GIVEN REQUEST:
Write out the material exactly, leaving every picture behind.

COLLECTED DATA:
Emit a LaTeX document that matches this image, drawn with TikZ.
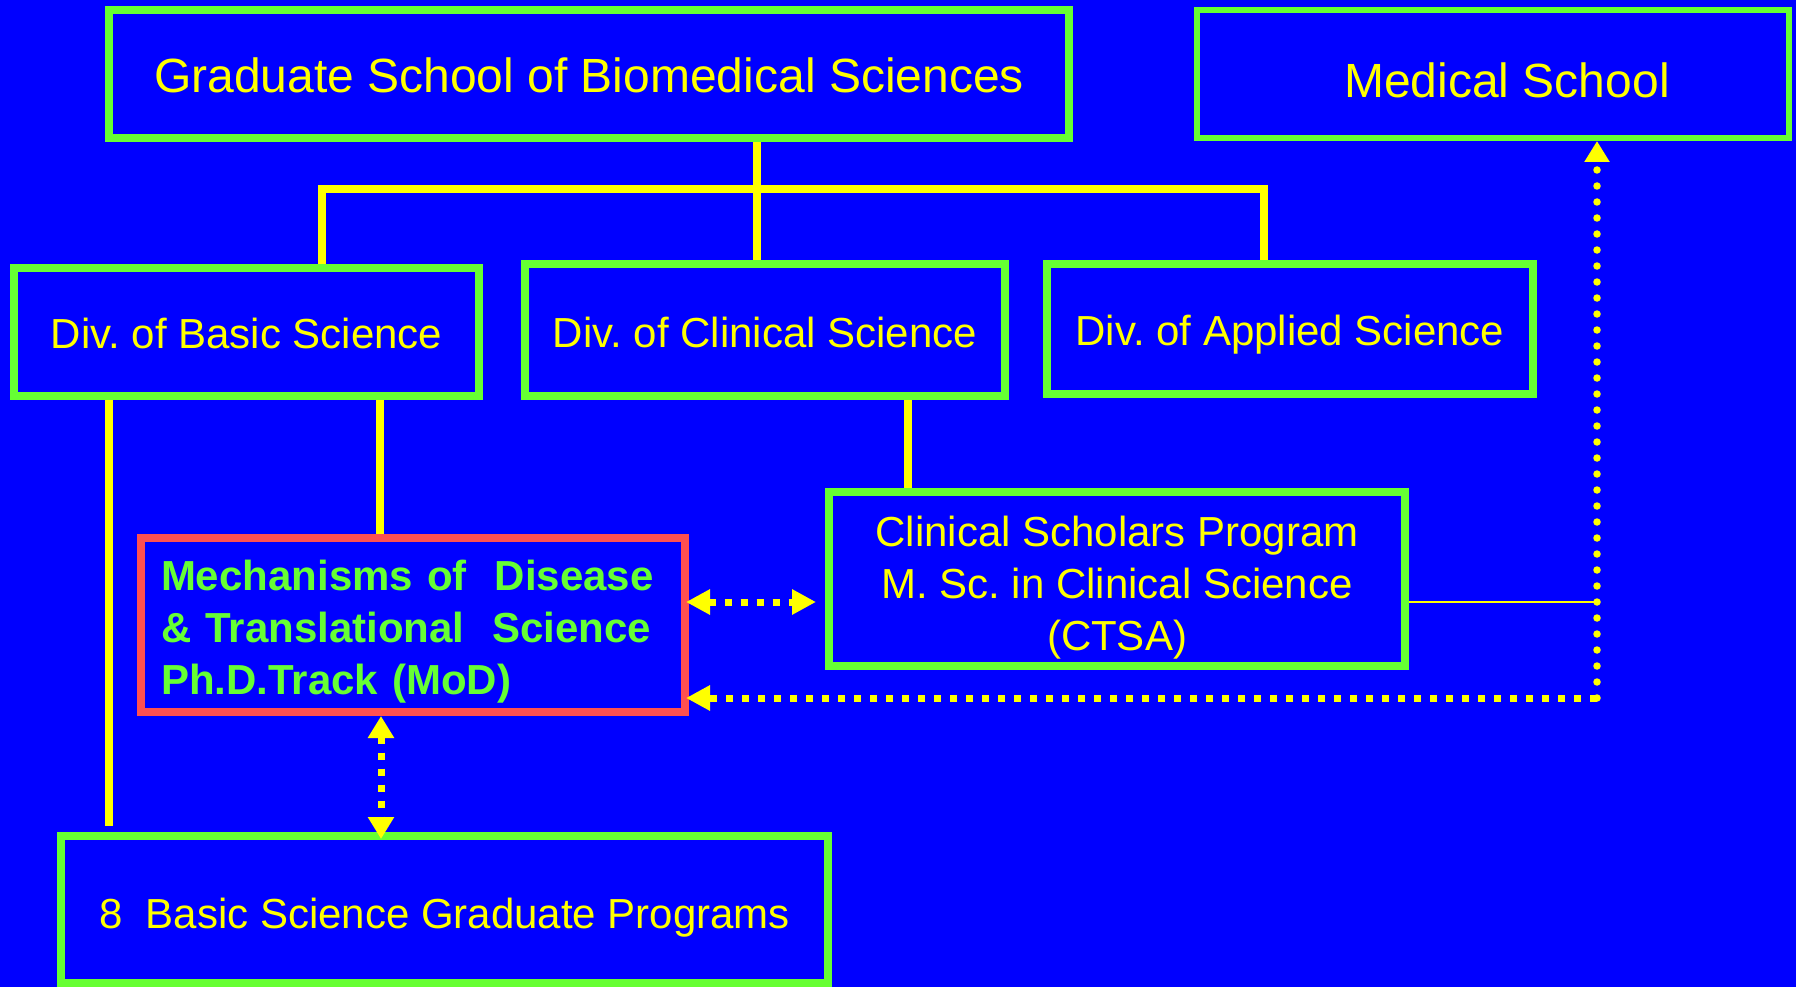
\documentclass[tikz,border=0pt]{standalone}
\usepackage{fontspec}
\setmainfont{Liberation Sans}
\usetikzlibrary{arrows.meta}
\definecolor{bg}{HTML}{0000FF}
\definecolor{bgreen}{HTML}{66FF33}
\definecolor{byellow}{HTML}{FFFF00}
\definecolor{bred}{HTML}{FF5050}
\begin{document}
\frenchspacing
\begin{tikzpicture}[x=1pt,y=-1pt,
  box/.style={draw=bgreen, line width=8pt, rectangle, inner sep=0pt, text=byellow, align=center,
              font=\fontsize{42pt}{52pt}\selectfont\frenchspacing},
  bigtxt/.style={font=\fontsize{48pt}{58pt}\selectfont},
  oneline/.style={text height=#1, text depth=0pt},
  conn/.style={draw=byellow, line width=7.5pt},
  thinconn/.style={draw=byellow, line width=2pt},
  dotsq/.style={draw=byellow, line width=7pt, dash pattern=on 7pt off 9pt},
  dotrd/.style={draw=byellow, line width=7.5pt, line cap=round, dash pattern=on 0pt off 16pt},
]
\fill[bg] (0,0) rectangle (1796,987);
\useasboundingbox (0,0) rectangle (1796,987);

% boxes
\node[box, bigtxt, oneline=38pt, minimum width=960pt, minimum height=128pt] (grad) at (589,74)
  {Graduate School of Biomedical Sciences};
\node[box, bigtxt, oneline=48pt, line width=6pt, minimum width=592pt, minimum height=128pt] (med) at (1493,74)
  {\hspace*{28pt}Medical School};
\node[box, oneline=32pt, minimum width=465pt, minimum height=128pt] (basic) at (246.5,332)
  {Div. of Basic Science};
\node[box, oneline=34pt, minimum width=480pt, minimum height=132pt] (clin) at (765,330)
  {Div. of Clinical Science};
\node[box, oneline=32pt, minimum width=486pt, minimum height=130pt] (appl) at (1290,329)
  {Div. of Applied Science};
\node[box, minimum width=576pt, minimum height=174pt] (sch) at (1117,579)
  {\rule{0pt}{47pt}Clinical Scholars Program\\M. Sc. in Clinical Science\\(CTSA)};
\node[box, draw=bred, text=bgreen, align=left, text width=504pt, minimum width=544pt, minimum height=174pt,
      font=\bfseries\fontsize{42pt}{52pt}\selectfont] (mod) at (413,625)
  {\rule{0pt}{43pt}Mechanisms of~ Disease\\\& Translational~ Science\\Ph.D.Track (MoD)};
\node[box, oneline=37pt, minimum width=767pt, minimum height=147pt] (bsgp) at (444.5,909.5)
  {8~ Basic Science Graduate Programs};

% helper coordinates
\coordinate (xg) at (757,189);
\coordinate (bl) at (322,189);
\coordinate (br) at (1264,189);
\coordinate (xm) at (380,0);
\coordinate (xb) at (109,0);
\coordinate (xc) at (908,0);
\coordinate (xd) at (381,0);
\coordinate (c1) at (1597,602);
\coordinate (corner) at (1597,698);

% tree connectors
\draw[conn] (grad.south -| xg) -- (clin.north -| xg);
\draw[conn] (basic.north -| bl) |- (br) -- (appl.north -| br);
\draw[conn] (basic.south -| xm) -- (mod.north -| xm);
\draw[conn, shorten >=6pt] (basic.south -| xb) -- (bsgp.north -| xb);
\draw[conn] (clin.south -| xc) -- (sch.north -| xc);

% thin link
\draw[thinconn] (c1 -| sch.east) -- (c1);

% dotted arrows
\draw[dotsq, {Triangle[length=24pt,width=24pt]}-{Triangle[length=24pt,width=24pt]},
      shorten <=-3pt, shorten >=9pt] (c1 -| mod.east) -- (c1 -| sch.west);
\draw[dotsq, {Triangle[length=22pt,width=25pt]}-{Triangle[length=22pt,width=25pt]},
      shorten >=-7pt] (mod.south -| xd) -- (bsgp.north -| xd);
\draw[dotsq, -{Triangle[length=24pt,width=24pt]}, shorten >=-3pt] (corner) -- (corner -| mod.east);
\draw[dotrd, -{Triangle[length=21pt,width=24pt]}] (corner) -- (corner |- med.south);
\end{tikzpicture}
\end{document}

WRITTEN ANSWER:
Emit a LaTeX document that matches this image, drawn with TikZ.
\documentclass[tikz,border=0pt]{standalone}
\usepackage{fontspec}
\setmainfont{Liberation Sans}
\usetikzlibrary{arrows.meta}
\definecolor{bg}{HTML}{0000FF}
\definecolor{bgreen}{HTML}{66FF33}
\definecolor{byellow}{HTML}{FFFF00}
\definecolor{bred}{HTML}{FF5050}
\begin{document}
\frenchspacing
\begin{tikzpicture}[x=1pt,y=-1pt,
  box/.style={draw=bgreen, line width=8pt, rectangle, inner sep=0pt, text=byellow, align=center,
              font=\fontsize{42pt}{52pt}\selectfont\frenchspacing},
  bigtxt/.style={font=\fontsize{48pt}{58pt}\selectfont},
  oneline/.style={text height=#1, text depth=0pt},
  conn/.style={draw=byellow, line width=7.5pt},
  thinconn/.style={draw=byellow, line width=2pt},
  dotsq/.style={draw=byellow, line width=7pt, dash pattern=on 7pt off 9pt},
  dotrd/.style={draw=byellow, line width=7.5pt, line cap=round, dash pattern=on 0pt off 16pt},
]
\fill[bg] (0,0) rectangle (1796,987);
\useasboundingbox (0,0) rectangle (1796,987);

% boxes
\node[box, bigtxt, oneline=38pt, minimum width=960pt, minimum height=128pt] (grad) at (589,74)
  {Graduate School of Biomedical Sciences};
\node[box, bigtxt, oneline=48pt, line width=6pt, minimum width=592pt, minimum height=128pt] (med) at (1493,74)
  {\hspace*{28pt}Medical School};
\node[box, oneline=32pt, minimum width=465pt, minimum height=128pt] (basic) at (246.5,332)
  {Div. of Basic Science};
\node[box, oneline=34pt, minimum width=480pt, minimum height=132pt] (clin) at (765,330)
  {Div. of Clinical Science};
\node[box, oneline=32pt, minimum width=486pt, minimum height=130pt] (appl) at (1290,329)
  {Div. of Applied Science};
\node[box, minimum width=576pt, minimum height=174pt] (sch) at (1117,579)
  {\rule{0pt}{47pt}Clinical Scholars Program\\M. Sc. in Clinical Science\\(CTSA)};
\node[box, draw=bred, text=bgreen, align=left, text width=504pt, minimum width=544pt, minimum height=174pt,
      font=\bfseries\fontsize{42pt}{52pt}\selectfont] (mod) at (413,625)
  {\rule{0pt}{43pt}Mechanisms of~ Disease\\\& Translational~ Science\\Ph.D.Track (MoD)};
\node[box, oneline=37pt, minimum width=767pt, minimum height=147pt] (bsgp) at (444.5,909.5)
  {8~ Basic Science Graduate Programs};

% helper coordinates
\coordinate (xg) at (757,189);
\coordinate (bl) at (322,189);
\coordinate (br) at (1264,189);
\coordinate (xm) at (380,0);
\coordinate (xb) at (109,0);
\coordinate (xc) at (908,0);
\coordinate (xd) at (381,0);
\coordinate (c1) at (1597,602);
\coordinate (corner) at (1597,698);

% tree connectors
\draw[conn] (grad.south -| xg) -- (clin.north -| xg);
\draw[conn] (basic.north -| bl) |- (br) -- (appl.north -| br);
\draw[conn] (basic.south -| xm) -- (mod.north -| xm);
\draw[conn, shorten >=6pt] (basic.south -| xb) -- (bsgp.north -| xb);
\draw[conn] (clin.south -| xc) -- (sch.north -| xc);

% thin link
\draw[thinconn] (c1 -| sch.east) -- (c1);

% dotted arrows
\draw[dotsq, {Triangle[length=24pt,width=24pt]}-{Triangle[length=24pt,width=24pt]},
      shorten <=-3pt, shorten >=9pt] (c1 -| mod.east) -- (c1 -| sch.west);
\draw[dotsq, {Triangle[length=22pt,width=25pt]}-{Triangle[length=22pt,width=25pt]},
      shorten >=-7pt] (mod.south -| xd) -- (bsgp.north -| xd);
\draw[dotsq, -{Triangle[length=24pt,width=24pt]}, shorten >=-3pt] (corner) -- (corner -| mod.east);
\draw[dotrd, -{Triangle[length=21pt,width=24pt]}] (corner) -- (corner |- med.south);
\end{tikzpicture}
\end{document}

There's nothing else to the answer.